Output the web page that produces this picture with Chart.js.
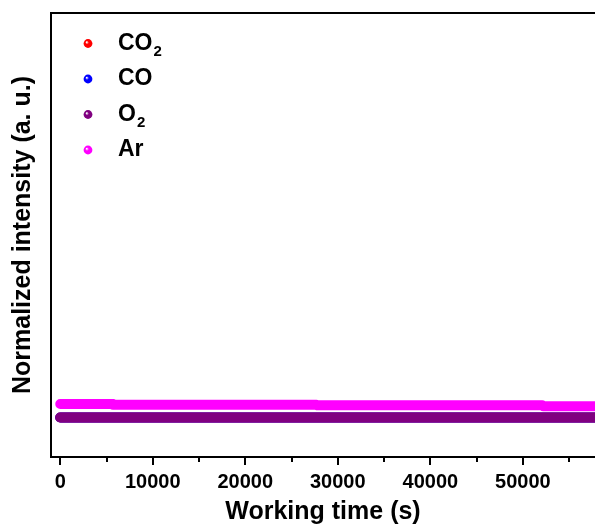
<!DOCTYPE html>
<html>
<head>
<meta charset="utf-8">
<script src="https://cdn.jsdelivr.net/npm/chart.js@4"></script>
<style>
  html, body { margin: 0; padding: 0; background: #fff; overflow: hidden; }
  canvas { display: block; }
</style>
</head>
<body>
<canvas id="chart" width="595" height="529"></canvas>
<script>
// Gas signals recorded over the working time (normalized intensity)
const seriesNames = ['CO2', 'CO', 'O2', 'Ar'];

const timeCO2 = [0, 57800];
const valuesCO2 = [0.089, 0.089];

const timeCO = [0, 57800];
const valuesCO = [0.089, 0.089];

const timeO2 = [0, 57800];
const valuesO2 = [0.089, 0.089];

const timeAr = [0, 5600, 5700, 27700, 27800, 52100, 52200, 57800];
const valuesAr = [0.1194, 0.1194, 0.1175, 0.1175, 0.1163, 0.1163, 0.1145, 0.1145];

const xMajorTicks = [0, 10000, 20000, 30000, 40000, 50000];
const xMinorTicks = [5000, 15000, 25000, 35000, 45000, 55000];

const seriesColors = ['#ff0000', '#0000ff', '#800080', '#ff00ff'];

const FONT = "'Liberation Sans', Arial, Helvetica, sans-serif";
Chart.defaults.font.family = FONT;
Chart.defaults.color = '#000';

function toPoints(xs, ys) {
  return xs.map((x, i) => ({ x: x, y: ys[i] }));
}

const seriesData = [
  toPoints(timeCO2, valuesCO2),
  toPoints(timeCO, valuesCO),
  toPoints(timeO2, valuesO2),
  toPoints(timeAr, valuesAr)
];

const datasets = seriesNames.map((name, i) => ({
  label: name,
  data: seriesData[i],
  borderColor: seriesColors[i],
  backgroundColor: seriesColors[i],
  borderWidth: 10,
  borderCapStyle: 'round',
  borderJoinStyle: 'round',
  pointRadius: 0,
  tension: 0,
  order: seriesNames.length - i
}));

// Tick marks (major + minor) on the time axis and the top frame line
const frameAndTicks = {
  id: 'frameAndTicks',
  afterDraw(chart) {
    const { ctx, chartArea } = chart;
    const xs = chart.scales.x;
    ctx.save();
    ctx.strokeStyle = '#000';
    ctx.lineWidth = 2;
    ctx.beginPath();
    ctx.moveTo(chartArea.left - 1, chartArea.top);
    ctx.lineTo(chartArea.right, chartArea.top);
    ctx.stroke();
    const mark = (v, len) => {
      const px = Math.round(xs.getPixelForValue(v));
      ctx.beginPath();
      ctx.moveTo(px, chartArea.bottom);
      ctx.lineTo(px, chartArea.bottom + len);
      ctx.stroke();
    };
    xMajorTicks.forEach(v => mark(v, 8));
    xMinorTicks.forEach(v => mark(v, 5));
    ctx.restore();
  }
};

// Legend with shaded ball markers and subscripted digits
const ballLegend = {
  id: 'ballLegend',
  afterDraw(chart) {
    const { ctx } = chart;
    const dotX = 88, textX = 118, y0 = 43.5, step = 35.5;
    ctx.save();
    chart.data.datasets.forEach((ds, i) => {
      const y = y0 + i * step;
      const g = ctx.createRadialGradient(dotX - 1.4, y - 1.4, 0.3, dotX, y, 4.6);
      g.addColorStop(0, '#ffffff');
      g.addColorStop(0.35, ds.borderColor);
      g.addColorStop(1, ds.borderColor);
      ctx.fillStyle = g;
      ctx.beginPath();
      ctx.arc(dotX, y, 4.4, 0, Math.PI * 2);
      ctx.fill();

      ctx.fillStyle = '#000';
      ctx.textBaseline = 'middle';
      ctx.textAlign = 'left';
      let x = textX;
      const parts = ds.label.match(/[A-Za-z]+|\d+/g);
      parts.forEach(p => {
        if (/^\d+$/.test(p)) {
          ctx.font = 'bold 15px ' + FONT;
          ctx.fillText(p, x + 1, y + 8);
          x += ctx.measureText(p).width + 1;
        } else {
          ctx.font = 'bold 23px ' + FONT;
          ctx.fillText(p, x, y);
          x += ctx.measureText(p).width;
        }
      });
    });
    ctx.restore();
  }
};

new Chart(document.getElementById('chart'), {
  type: 'line',
  data: { datasets: datasets },
  options: {
    responsive: false,
    animation: false,
    devicePixelRatio: 1,
    layout: { padding: { top: 13, right: 0, bottom: 0, left: 0 } },
    plugins: {
      legend: { display: false },
      tooltip: { enabled: false }
    },
    scales: {
      x: {
        type: 'linear',
        min: -1000,
        max: 57800,
        border: { display: true, color: '#000', width: 2 },
        grid: { display: false, drawTicks: false },
        ticks: {
          font: { size: 20, weight: 'bold' },
          color: '#000',
          padding: 13,
          maxRotation: 0,
          autoSkip: false,
          callback: v => String(v)
        },
        afterBuildTicks(scale) {
          scale.ticks = xMajorTicks.map(v => ({ value: v }));
        },
        afterFit(scale) { scale.height = 72; },
        title: {
          display: true,
          text: 'Working time (s)',
          font: { size: 25, weight: 'bold' },
          color: '#000',
          padding: { top: 0, bottom: 2 }
        }
      },
      y: {
        type: 'linear',
        min: 0,
        max: 1,
        border: { display: true, color: '#000', width: 2 },
        grid: { display: false, drawTicks: false },
        ticks: { display: false },
        afterFit(scale) { scale.width = 51; },
        title: {
          display: true,
          text: 'Normalized intensity (a. u.)',
          font: { size: 25, weight: 'bold' },
          color: '#000',
          padding: { top: 8, bottom: 0 }
        }
      }
    }
  },
  plugins: [frameAndTicks, ballLegend]
});
</script>
</body>
</html>
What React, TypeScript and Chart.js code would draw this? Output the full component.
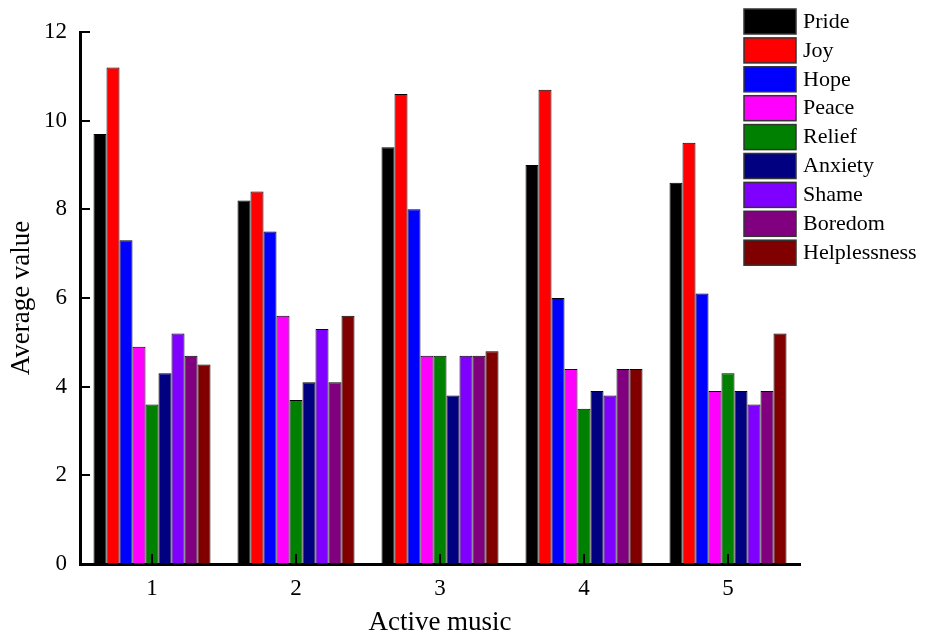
import React, { useEffect, useRef } from "react";
import { Chart, registerables } from "chart.js";
Chart.register(...registerables);

const categories = ["1", "2", "3", "4", "5"];
const seriesNames = ["Pride", "Joy", "Hope", "Peace", "Relief", "Anxiety", "Shame", "Boredom", "Helplessness"];
const seriesColors = ["#000000", "#ff0000", "#0000ff", "#ff00ff", "#008000", "#000080", "#8000ff", "#800080", "#800000"];
const pride = [9.7, 8.2, 9.4, 9.0, 8.6];
const joy = [11.2, 8.4, 10.6, 10.7, 9.5];
const hope = [7.3, 7.5, 8.0, 6.0, 6.1];
const peace = [4.9, 5.6, 4.7, 4.4, 3.9];
const relief = [3.6, 3.7, 4.7, 3.5, 4.3];
const anxiety = [4.3, 4.1, 3.8, 3.9, 3.9];
const shame = [5.2, 5.3, 4.7, 3.8, 3.6];
const boredom = [4.7, 4.1, 4.7, 4.4, 3.9];
const helplessness = [4.5, 5.6, 4.8, 4.4, 5.2];
const seriesValues = [pride, joy, hope, peace, relief, anxiety, shame, boredom, helplessness];
const yTicks = [0, 2, 4, 6, 8, 10, 12];

const FONT = "'Liberation Serif', 'Times New Roman', serif";

const innerTicksPlugin = {
  id: "innerTicks",
  afterDatasetsDraw(chart: any) {
    const ctx = chart.ctx;
    const x = chart.scales.x;
    const y = chart.scales.y;
    const area = chart.chartArea;
    ctx.save();
    ctx.strokeStyle = "#000";
    ctx.lineWidth = 2;
    ctx.beginPath();
    yTicks.forEach((v) => {
      const py = Math.round(y.getPixelForValue(v));
      ctx.moveTo(area.left, py);
      ctx.lineTo(area.left + 10, py);
    });
    categories.forEach((_, i) => {
      const px = Math.round(x.getPixelForValue(i));
      ctx.moveTo(px, area.bottom);
      ctx.lineTo(px, area.bottom - 10);
    });
    ctx.stroke();
    ctx.restore();
  },
};

const legendPlugin = {
  id: "customLegend",
  afterDraw(chart: any) {
    const ctx = chart.ctx;
    ctx.save();
    const bx = 744;
    const by = 9;
    const step = 28.9;
    chart.data.datasets.forEach((ds: any, i: number) => {
      const top = by + i * step;
      ctx.fillStyle = ds.backgroundColor;
      ctx.fillRect(bx, top, 52, 25);
      ctx.strokeStyle = "#333";
      ctx.lineWidth = 1.5;
      ctx.strokeRect(bx, top, 52, 25);
      ctx.fillStyle = "#000";
      ctx.font = `22px ${FONT}`;
      ctx.textBaseline = "middle";
      ctx.textAlign = "left";
      ctx.fillText(ds.label, bx + 59, top + 13);
    });
    ctx.restore();
  },
};

export default function App() {
  const ref = useRef<HTMLCanvasElement>(null);
  useEffect(() => {
    document.body.style.margin = "0";
    const chart = new Chart(ref.current!, {
      type: "bar",
      data: {
        labels: categories,
        datasets: seriesNames.map((name, i) => ({
          label: name,
          data: seriesValues[i],
          backgroundColor: seriesColors[i],
          borderColor: "#000",
          borderWidth: 1,
          categoryPercentage: 0.8125,
          barPercentage: 1,
        })),
      },
      options: {
        animation: false,
        responsive: false,
        layout: { padding: { top: 32, right: 125, left: 0, bottom: 0 } },
        plugins: { legend: { display: false }, tooltip: { enabled: false } },
        scales: {
          x: {
            grid: { display: true, drawOnChartArea: false, drawTicks: false },
            border: { display: true, color: "#000", width: 3 },
            ticks: { color: "#000", padding: 11, font: { family: FONT, size: 23 } },
            title: {
              display: true,
              text: "Active music",
              color: "#000",
              font: { family: FONT, size: 27, lineHeight: 0.75 },
              padding: { top: 0, bottom: 0 },
            },
            afterFit(scale: any) {
              scale.height = 69;
            },
          },
          y: {
            min: 0,
            max: 12,
            afterBuildTicks(scale: any) {
              scale.ticks = yTicks.map((v) => ({ value: v }));
            },
            grid: { display: true, drawOnChartArea: false, drawTicks: false },
            border: { display: true, color: "#000", width: 3 },
            ticks: { color: "#000", padding: 13, font: { family: FONT, size: 23 } },
            title: {
              display: true,
              text: "Average value",
              color: "#000",
              font: { family: FONT, size: 27, lineHeight: 0.75 },
              padding: { top: 12, bottom: 0 },
            },
            afterFit(scale: any) {
              scale.width = 80;
            },
          },
        },
      },
      plugins: [innerTicksPlugin, legendPlugin],
    });
    return () => chart.destroy();
  }, []);
  return (
    <div style={{ width: 925, height: 633 }}>
      <canvas ref={ref} width={925} height={633} />
    </div>
  );
}
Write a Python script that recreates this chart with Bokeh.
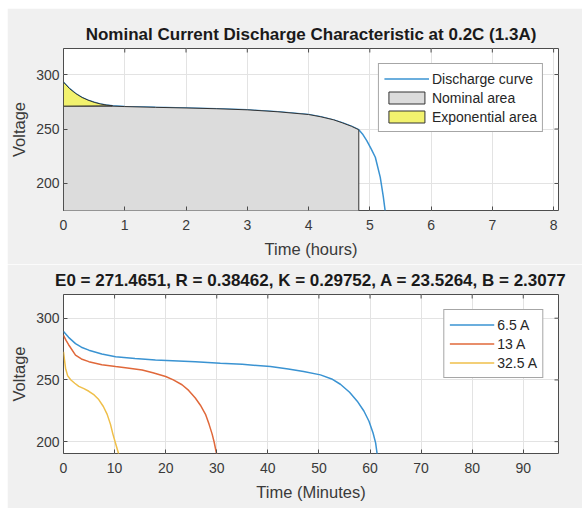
import math
from bokeh.plotting import figure
from bokeh.layouts import column
from bokeh.models import Range1d, Legend, LegendItem, FixedTicker
from bokeh.embed import file_html
from bokeh.resources import INLINE

# ---------------- data ----------------
top_title = "Nominal Current Discharge Characteristic at 0.2C (1.3A)"
bottom_title = "E0 = 271.4651, R = 0.38462, K = 0.29752, A = 23.5264, B = 2.3077"

# discharge curve at 1.3 A (hours, volts)
t_hours = [0, 0.1, 0.2, 0.3, 0.4, 0.5, 0.6, 0.7, 0.8, 1.0, 1.5, 2.0, 2.5, 3.0, 3.5,
           4.0, 4.2, 4.41, 4.55, 4.7, 4.82, 4.88, 4.95, 5.02, 5.09, 5.17, 5.22, 5.25]
v_hours = [293.0, 287.0, 282.5, 279.0, 276.5, 274.5, 273.0, 272.0, 271.3, 270.6, 269.9,
           269.3, 268.6, 267.6, 265.8, 263.3, 261.2, 258.4, 255.7, 252.5, 249.3, 245.5,
           239.4, 232.0, 224.1, 205.8, 188.0, 175.0]
nominal_level = 271.0      # top of nominal area
exp_end = 0.8              # end of exponential zone (hours)
nom_end = 4.82             # end of nominal zone (hours)

top_xticks = [0, 1, 2, 3, 4, 5, 6, 7, 8]
top_yticks = [200, 250, 300]

# discharge curves at several currents (minutes, volts)
t_65 = [0, 1, 2.35, 3.5, 4.96, 7.5, 10.2, 14, 18, 25.8, 30.7, 35, 40.5, 44, 47,
        50.3, 52.5, 54.2, 56, 57.5, 58.8, 59.8, 60.6, 61.1, 61.4]
v_65 = [289.3, 284.5, 279.4, 276.5, 274.1, 271.0, 268.8, 267.3, 266.1, 264.8, 263.5,
        262.6, 260.8, 258.8, 256.8, 254.1, 250.8, 246.5, 240.0, 232.8, 224.8, 216.5,
        207.0, 199.0, 190.0]
t_13 = [0, 0.5, 1, 2.35, 3.5, 4.96, 7.5, 10.2, 12.5, 15.4, 17.5, 20, 21.5, 23.2,
        24.5, 25.8, 26.8, 27.8, 28.5, 29.1, 29.5, 29.9, 30.1]
v_13 = [286.1, 282.0, 278.5, 270.1, 267.0, 264.8, 262.3, 260.8, 259.7, 258.1, 255.8,
        252.8, 250.0, 246.1, 241.5, 235.4, 229.5, 222.1, 214.0, 206.1, 199.5, 191.4,
        189.0]
t_325 = [0, 0.2, 0.4, 0.8, 1.4, 2.2, 3.0, 4.0, 4.96, 6.0, 6.9, 7.8, 8.55, 9.2,
         9.67, 10.2, 10.7, 10.85]
v_325 = [272.8, 266.0, 259.5, 253.5, 250.1, 247.3, 244.8, 242.9, 240.8, 237.8, 234.1,
         228.5, 222.1, 214.0, 206.1, 198.5, 191.4, 189.0]
currents = ["6.5 A", "13 A", "32.5 A"]

bottom_xticks = [0, 10, 20, 30, 40, 50, 60, 70, 80, 90]
bottom_yticks = [200, 250, 300]

# ---------------- style ----------------
FONT = "Liberation Sans"
BG = "#f0f0f0"
BOX = "#4d4d4d"
TICKTXT = "#3a3a3a"
GRID = "#e3e3e3"
BLUE = "#3a93d2"
ORANGE = "#e0683a"
YELLOW = "#efbf4a"


def style(p, xticks, yticks):
    p.outline_line_color = BOX
    p.outline_line_width = 1
    p.title.text_font = FONT
    p.title.text_font_size = "17px"
    p.title.text_font_style = "bold"
    p.title.text_color = "#1a1a1a"
    p.title.align = "center"
    p.title.standoff = 9
    for ax in p.xaxis + p.yaxis:
        ax.axis_line_color = None
        ax.major_tick_in = 4
        ax.major_tick_out = 0
        ax.major_tick_line_color = BOX
        ax.minor_tick_line_color = None
        ax.major_label_text_font = FONT
        ax.major_label_text_font_size = "14px"
        ax.major_label_text_color = TICKTXT
        ax.axis_label_text_font = FONT
        ax.axis_label_text_font_size = "16.5px"
        ax.axis_label_text_font_style = "normal"
        ax.axis_label_text_color = TICKTXT
    p.xaxis.ticker = FixedTicker(ticks=xticks)
    p.yaxis.ticker = FixedTicker(ticks=yticks)
    p.xaxis.major_label_standoff = 9
    p.xaxis.axis_label_standoff = 7
    p.yaxis.major_label_standoff = 4
    p.yaxis.axis_label_standoff = 5
    p.xgrid.ticker = FixedTicker(ticks=xticks)
    p.ygrid.ticker = FixedTicker(ticks=yticks)
    p.grid.grid_line_color = GRID
    # mirrored inward ticks on the top and right edges (box on)
    p.scatter(xticks, [p.y_range.end] * len(xticks), marker="dash", angle=math.pi / 2,
              size=8, line_color=BOX, line_width=1)
    p.scatter([p.x_range.end] * len(yticks), yticks, marker="dash",
              size=8, line_color=BOX, line_width=1)


# ---------------- top chart ----------------
p1 = figure(width=575, height=256, x_range=Range1d(0, 8.08), y_range=Range1d(175.2, 323.9),
            output_backend="svg", toolbar_location=None, title=top_title,
            min_border_left=56, min_border_right=24, min_border_top=40, min_border_bottom=54,
            background_fill_color="white", border_fill_color=BG,
            x_axis_label="Time (hours)", y_axis_label="Voltage")
p1.margin = (8, 0, 0, 7)
style(p1, top_xticks, top_yticks)

curve = p1.line(t_hours, v_hours, line_color=BLUE, line_width=1.5)

# nominal area polygon (under the curve, capped at the nominal level)
floor = p1.y_range.start - 5
nx = [0, 0, exp_end] + [t for t in t_hours if exp_end < t <= nom_end] + [nom_end]
ny = [floor, nominal_level, nominal_level] + \
     [v for t, v in zip(t_hours, v_hours) if exp_end < t <= nom_end] + [floor]
nom = p1.patch(nx, ny, fill_color="#dcdcdc", line_color="#333333", line_width=1)

# exponential area polygon (between curve and nominal level)
ex = [t for t in t_hours if t <= exp_end] + [0]
ey = [v for t, v in zip(t_hours, v_hours) if t <= exp_end] + [nominal_level]
expo = p1.patch(ex, ey, fill_color="#f2f26e", line_color="#333333", line_width=1)

leg1 = Legend(items=[LegendItem(label="Discharge curve", renderers=[curve]),
                     LegendItem(label="Nominal area", renderers=[nom]),
                     LegendItem(label="Exponential area", renderers=[expo])],
              location="top_right")
p1.add_layout(leg1, "center")

# ---------------- bottom chart ----------------
p2 = figure(width=575, height=244, x_range=Range1d(0, 96.9), y_range=Range1d(190.4, 319.2),
            output_backend="svg", toolbar_location=None, title=bottom_title,
            min_border_left=56, min_border_right=24, min_border_top=28, min_border_bottom=55,
            background_fill_color="white", border_fill_color=BG,
            x_axis_label="Time (Minutes)", y_axis_label="Voltage")
p2.margin = (0, 0, 0, 7)
style(p2, bottom_xticks, bottom_yticks)

r65 = p2.line(t_65, v_65, line_color=BLUE, line_width=1.5)
r13 = p2.line(t_13, v_13, line_color=ORANGE, line_width=1.5)
r325 = p2.line(t_325, v_325, line_color=YELLOW, line_width=1.5)
leg2 = Legend(items=[LegendItem(label=currents[0], renderers=[r65]),
                     LegendItem(label=currents[1], renderers=[r13]),
                     LegendItem(label=currents[2], renderers=[r325])],
              location="top_right")
p2.add_layout(leg2, "center")

for leg in (leg1, leg2):
    leg.margin = 15
    leg.padding = 5
    leg.spacing = 0
    leg.label_height = 19
    leg.glyph_height = 15
    leg.glyph_width = 45
    leg.label_standoff = 3
    leg.label_text_font = FONT
    leg.label_text_font_size = "14px"
    leg.label_text_color = "#262626"
    leg.border_line_color = BOX
    leg.border_line_width = 1
    leg.background_fill_color = "white"
    leg.background_fill_alpha = 1.0

layout = column(p1, p2, spacing=0)
layout.margin = 0
open("out.html", "w").write(file_html(layout, INLINE))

Job
Exactly as they appear, write out the lines from the one containing "Write a Python" down to the one containing "bottom_yticks = [200, 250, 300]", both included. Pictures are left out.

Exercise result
Write a Python script that recreates this chart with Bokeh.
import math
from bokeh.plotting import figure
from bokeh.layouts import column
from bokeh.models import Range1d, Legend, LegendItem, FixedTicker
from bokeh.embed import file_html
from bokeh.resources import INLINE

# ---------------- data ----------------
top_title = "Nominal Current Discharge Characteristic at 0.2C (1.3A)"
bottom_title = "E0 = 271.4651, R = 0.38462, K = 0.29752, A = 23.5264, B = 2.3077"

# discharge curve at 1.3 A (hours, volts)
t_hours = [0, 0.1, 0.2, 0.3, 0.4, 0.5, 0.6, 0.7, 0.8, 1.0, 1.5, 2.0, 2.5, 3.0, 3.5,
           4.0, 4.2, 4.41, 4.55, 4.7, 4.82, 4.88, 4.95, 5.02, 5.09, 5.17, 5.22, 5.25]
v_hours = [293.0, 287.0, 282.5, 279.0, 276.5, 274.5, 273.0, 272.0, 271.3, 270.6, 269.9,
           269.3, 268.6, 267.6, 265.8, 263.3, 261.2, 258.4, 255.7, 252.5, 249.3, 245.5,
           239.4, 232.0, 224.1, 205.8, 188.0, 175.0]
nominal_level = 271.0      # top of nominal area
exp_end = 0.8              # end of exponential zone (hours)
nom_end = 4.82             # end of nominal zone (hours)

top_xticks = [0, 1, 2, 3, 4, 5, 6, 7, 8]
top_yticks = [200, 250, 300]

# discharge curves at several currents (minutes, volts)
t_65 = [0, 1, 2.35, 3.5, 4.96, 7.5, 10.2, 14, 18, 25.8, 30.7, 35, 40.5, 44, 47,
        50.3, 52.5, 54.2, 56, 57.5, 58.8, 59.8, 60.6, 61.1, 61.4]
v_65 = [289.3, 284.5, 279.4, 276.5, 274.1, 271.0, 268.8, 267.3, 266.1, 264.8, 263.5,
        262.6, 260.8, 258.8, 256.8, 254.1, 250.8, 246.5, 240.0, 232.8, 224.8, 216.5,
        207.0, 199.0, 190.0]
t_13 = [0, 0.5, 1, 2.35, 3.5, 4.96, 7.5, 10.2, 12.5, 15.4, 17.5, 20, 21.5, 23.2,
        24.5, 25.8, 26.8, 27.8, 28.5, 29.1, 29.5, 29.9, 30.1]
v_13 = [286.1, 282.0, 278.5, 270.1, 267.0, 264.8, 262.3, 260.8, 259.7, 258.1, 255.8,
        252.8, 250.0, 246.1, 241.5, 235.4, 229.5, 222.1, 214.0, 206.1, 199.5, 191.4,
        189.0]
t_325 = [0, 0.2, 0.4, 0.8, 1.4, 2.2, 3.0, 4.0, 4.96, 6.0, 6.9, 7.8, 8.55, 9.2,
         9.67, 10.2, 10.7, 10.85]
v_325 = [272.8, 266.0, 259.5, 253.5, 250.1, 247.3, 244.8, 242.9, 240.8, 237.8, 234.1,
         228.5, 222.1, 214.0, 206.1, 198.5, 191.4, 189.0]
currents = ["6.5 A", "13 A", "32.5 A"]

bottom_xticks = [0, 10, 20, 30, 40, 50, 60, 70, 80, 90]
bottom_yticks = [200, 250, 300]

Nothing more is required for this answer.